In the final 1965 Melbourne Contemporary Art Society show, Dorothy and Clive were in the company of notable members and invitees, including their leader George Bell (who died the following year), and Barbara Brash, Bill Coleman, Margaret Dredge, Dorothea Francis, Inez Hutchison, Maidie McGowan, Mary Macqueen, Anne Montgomery, Harry Rosengrave, Steven Spurrier, Roma Thompson, Edith Wall, and Marjorie Woolcock.

== Death and legacy ==
Formerly resident at 19 Avoca Street, South Yarra, Dorothy Stephen died on 10 January 1974 at Kahlyn Private Hospital, 70 Bambra Road, Caulfield.

Posthumously, Stephen's paintings have been attracting sales at auction and have been shown at significant commercial and regional galleries amongst those better known. From 19 April 1989 Eastgate Gallery, Armadale included Dorothy in a "group exhibition of important modern painters from the 1930s to the present day" with Ian Armstrong, Barbara Brash, Dorothy Braund, Jack Courier, Frances Derham, Russell Drysdale, Grahame King, Maidi McGowan, Mary Macqueen, Constance Stokes, Eric Thake, and Edith Wall among others.

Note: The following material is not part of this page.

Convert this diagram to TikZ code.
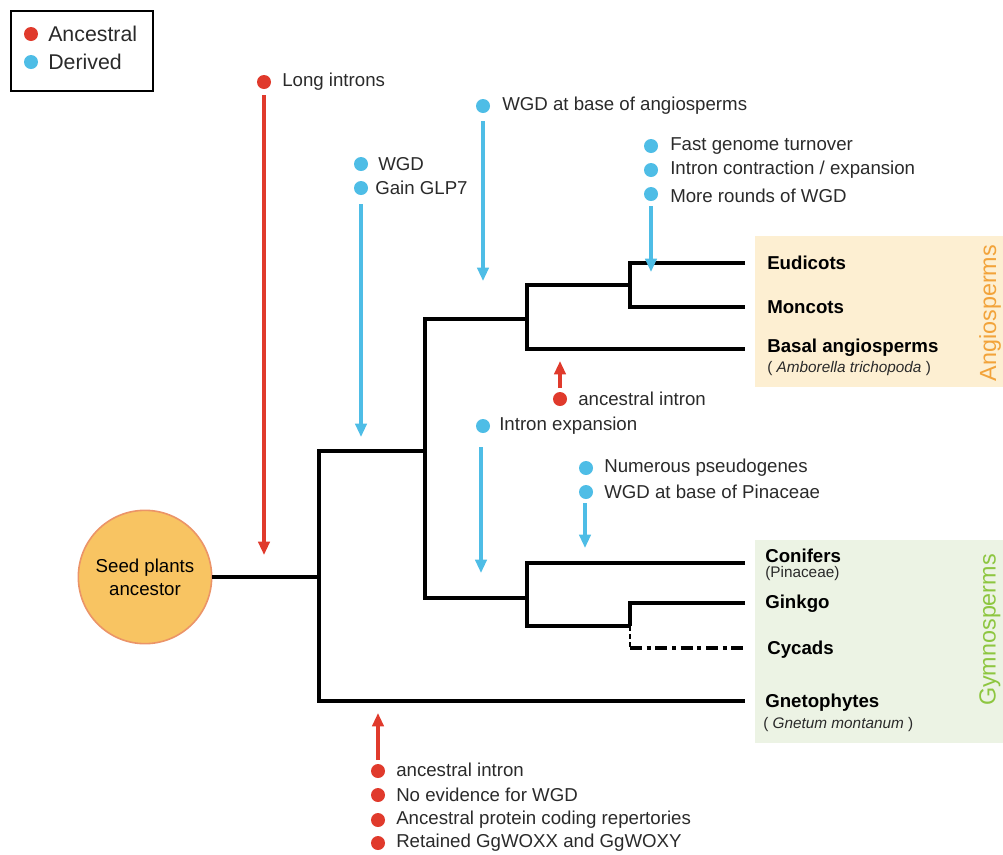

The Jim Alexander Gallery, East Malvern, in its spring exhibition, 9–16 October 1989 illustrated in colour in its catalogue Stephen's Three women at work beside works by Beatrice Colquhoun, Rupert Bunny, Mary Cecil Allen, Charles Wheeler, Alexander Colquhoun, Marjorie Woolcock, and Mabel Crump, while other artists in the show included her husband Clive, Amalie Colquhoun, William Frater, Madge Freeman, Allan Jordan, Mary Macqueen, Maidie McGowan, Lucy Newell, Esther Paterson, John Shirlow, Alan Sumner, Feliks Topolski, Noel Wood, and Marjorie Woolcock.

Over 6 March–30 April 1995, Mornington Peninsula Regional Gallery hosted Women on the walls: 1890s - 1990s showing Dorothy Stephen works among those including A. M. E. Bale, Clarice Beckett, Barbara Brash, Lina Bryans, Ethel Carrick Fox, Mary Cecil Allen, Pegg Clarke, Amalie Colquhoun, Sybil Craig, Janet Cumbrae-Stewart, Aileen Dent, Margaret Baskerville, Nornie Gude, Norah Gurdon, Mary Macqueen, Marguerite Mahood, Maidie McGowan, Mary Meyer, Leopoldine Mimovich, Josephine Muntz Adams, Hilda Rix Nicholas, Helen Ogilvie, Ada May Plante, Clara Southern, Ethel Spowers, Constance Stokes, Eveline Syme, Violet Teague, Lesbia Thorpe, Jessie Traill, Edith Wall, Phyl Waterhouse, Dora Wilson, and Marjorie Woolcock.

The Sheila Foundation project 'Into the Light: Recovering Australia’s lost women artists 1870- 1960' collects data about, and through its acquisition fund, purchases artworks of, professional Australian women artists whose oeuvre has been neglected. The second year's three purchases included a modernist painting; "a Modigliani-inspired portrait of a young man, Julian, by Melbourne artist Dorothy Stephen."